Letters are needed to make words to tell stories, and the little ones played and made up words with our magnet letters. And I read them a really cute book about using our imagination, since it's impossible to tell a story without imagination!
On the first day, we learned about fairy tales and fables. We found some of the common elements found in fairy tales (magic, royalty, talking animals, things that come in 3's), and we discovered that some stories are told to teach lessons, like Aesop's fables. We also discussed the importance of conflict in a story. With no conflict or problem to solve, we wouldn't have a very interesting story!
Since royalty is found in most fairy tales, the kids painted some crowns and decorated them with jewels.
Then we made our own stories with the help of Rory's Story Cubes, taking turns and adding on to each other's stories. We had some pretty wacky stories! We also wrote our own stories with the help of some story-starting/imagination-inspiring printouts.
We also talked about telling stories with no words, only pictures, which helped the little ones understand that there are books they can "read" without knowing how to read yet! Describing pictures is another way to tell a story, and we demonstrated that with a very sweet book, The Girl and the Bicycle. We loved it, and I highly recommend it!
Lastly, we made bookmarks, because they are another important tool for reading long books! Gotta mark your place!
On Day 2, we learned about mythology. I read them the story of the Odyssey (illustrated children's version), and we looked at books about mythical creatures and Greek and Norse gods.
I also found an app that told the story of Theseus and the Minotaur in a really cute way.
For our crafts, we made origami cyclops eyes and Medusa headbands.
Ellie added her snake headband to her royal crown from the day before... Queen Medusa!
Then we created our own mythical creatures and wrote about them.
I had to do the writing for the little ones, but they drew their own pictures and dictated their descriptions.
Our last activity was coloring Greek god coloring pages, because we love coloring around here and no theme is complete without it!
On Wednesday, I took them on our weekly "field trip" to Miller Outdoor Theater to watch a free play: "My BFF the Dragon." It was a cute, silly play, and we enjoyed it.
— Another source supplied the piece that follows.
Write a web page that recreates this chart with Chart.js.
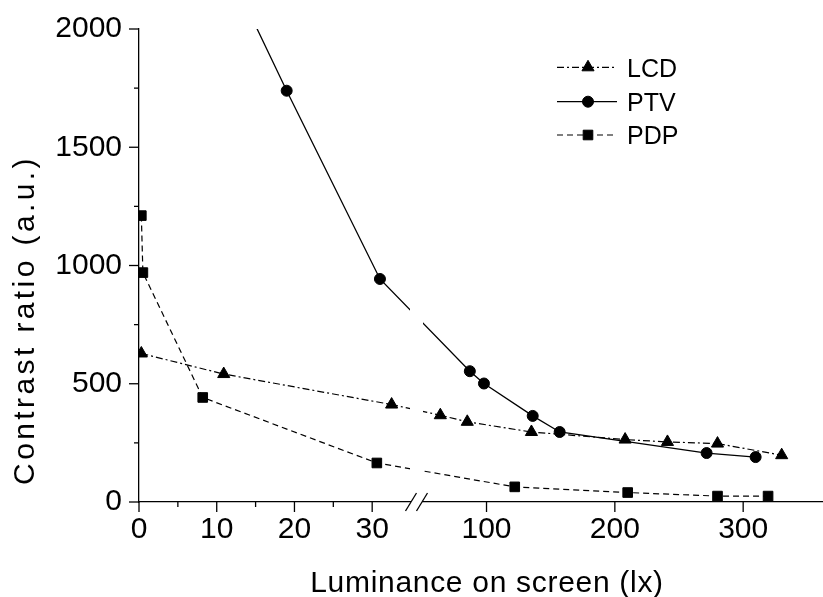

And we discussed that acting is another way of telling a story!
After the play, we ate a picnic lunch at Hermann Park and rode the train... and cooled off with some yummy popsicles, and none of it had to do with our theme, but we had a great time.
When we got home, we played "The Hat Game." Basically, it's a game I made up where they brought downstairs every hat they owned, picked one to wear, and then pulled a piece of paper describing different actions to act out in the way they think the person who wears that hat would do it, so we walked dogs like a firefighter, brushed teeth like the Statue of Liberty, went fishing like a king, baked a cake like Olaf, took a nap like a cowboy, and other silly things.
Thursday was superhero day. We tie-dyed capes.
We read comic books.
We made our own superhero characters and comic books, since that is another way of telling a story!
And my little superheroes played dress up and ran around saving the day.
Once the tie-dyed capes were done, Anthony wore his, every day!
On our last day, we learned about one more way to tell a story: movies! We made our own version of "Jack and the Beanstalk" with Legos and a stop-motion movie making app. We created the scenery and selected our props and the cast, and then we worked to put the movie together.
Here is the video... enjoy!
Story week was really fun. The kids participated more than I expected, especially the little ones, since they can't read or write, but I think it really appealed to them because it tapped into their imaginations!